Set down word for word each line from the start of the listing through the line that contains "i) => colors[i]);", both included.

Recorded data
::::
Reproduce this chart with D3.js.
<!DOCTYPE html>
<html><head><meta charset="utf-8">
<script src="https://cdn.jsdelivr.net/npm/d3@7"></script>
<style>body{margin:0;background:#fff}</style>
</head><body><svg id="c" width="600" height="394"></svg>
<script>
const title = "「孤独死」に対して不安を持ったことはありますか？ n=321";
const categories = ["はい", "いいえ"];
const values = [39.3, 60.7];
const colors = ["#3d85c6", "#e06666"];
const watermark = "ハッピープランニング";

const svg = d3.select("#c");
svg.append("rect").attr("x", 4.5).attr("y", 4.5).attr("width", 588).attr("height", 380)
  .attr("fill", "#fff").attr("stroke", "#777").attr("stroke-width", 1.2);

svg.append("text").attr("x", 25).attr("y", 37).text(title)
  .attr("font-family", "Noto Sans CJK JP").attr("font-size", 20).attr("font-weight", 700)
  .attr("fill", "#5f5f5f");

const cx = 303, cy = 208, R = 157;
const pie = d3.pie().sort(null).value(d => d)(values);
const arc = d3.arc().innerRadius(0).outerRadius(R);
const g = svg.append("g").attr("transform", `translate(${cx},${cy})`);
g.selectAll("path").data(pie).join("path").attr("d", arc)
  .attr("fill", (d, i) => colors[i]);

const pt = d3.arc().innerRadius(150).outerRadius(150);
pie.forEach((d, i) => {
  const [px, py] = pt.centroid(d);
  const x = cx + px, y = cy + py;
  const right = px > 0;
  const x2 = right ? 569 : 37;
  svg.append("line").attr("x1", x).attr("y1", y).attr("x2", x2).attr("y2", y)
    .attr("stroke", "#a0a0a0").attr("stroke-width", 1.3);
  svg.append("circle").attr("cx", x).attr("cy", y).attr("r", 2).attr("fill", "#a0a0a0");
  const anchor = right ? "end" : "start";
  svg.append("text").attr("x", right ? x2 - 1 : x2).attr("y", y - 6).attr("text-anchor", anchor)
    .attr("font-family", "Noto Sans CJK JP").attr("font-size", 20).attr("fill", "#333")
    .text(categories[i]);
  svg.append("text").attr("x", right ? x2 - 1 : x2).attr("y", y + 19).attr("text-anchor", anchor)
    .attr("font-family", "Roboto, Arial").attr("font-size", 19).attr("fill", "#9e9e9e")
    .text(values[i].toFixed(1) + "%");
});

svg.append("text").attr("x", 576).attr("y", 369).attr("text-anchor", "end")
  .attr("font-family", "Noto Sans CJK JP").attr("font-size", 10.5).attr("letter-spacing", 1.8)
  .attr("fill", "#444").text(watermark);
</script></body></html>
::::
Answer
Reproduce this chart with D3.js.
<!DOCTYPE html>
<html><head><meta charset="utf-8">
<script src="https://cdn.jsdelivr.net/npm/d3@7"></script>
<style>body{margin:0;background:#fff}</style>
</head><body><svg id="c" width="600" height="394"></svg>
<script>
const title = "「孤独死」に対して不安を持ったことはありますか？ n=321";
const categories = ["はい", "いいえ"];
const values = [39.3, 60.7];
const colors = ["#3d85c6", "#e06666"];
const watermark = "ハッピープランニング";

const svg = d3.select("#c");
svg.append("rect").attr("x", 4.5).attr("y", 4.5).attr("width", 588).attr("height", 380)
  .attr("fill", "#fff").attr("stroke", "#777").attr("stroke-width", 1.2);

svg.append("text").attr("x", 25).attr("y", 37).text(title)
  .attr("font-family", "Noto Sans CJK JP").attr("font-size", 20).attr("font-weight", 700)
  .attr("fill", "#5f5f5f");

const cx = 303, cy = 208, R = 157;
const pie = d3.pie().sort(null).value(d => d)(values);
const arc = d3.arc().innerRadius(0).outerRadius(R);
const g = svg.append("g").attr("transform", `translate(${cx},${cy})`);
g.selectAll("path").data(pie).join("path").attr("d", arc)
  .attr("fill", (d, i) => colors[i]);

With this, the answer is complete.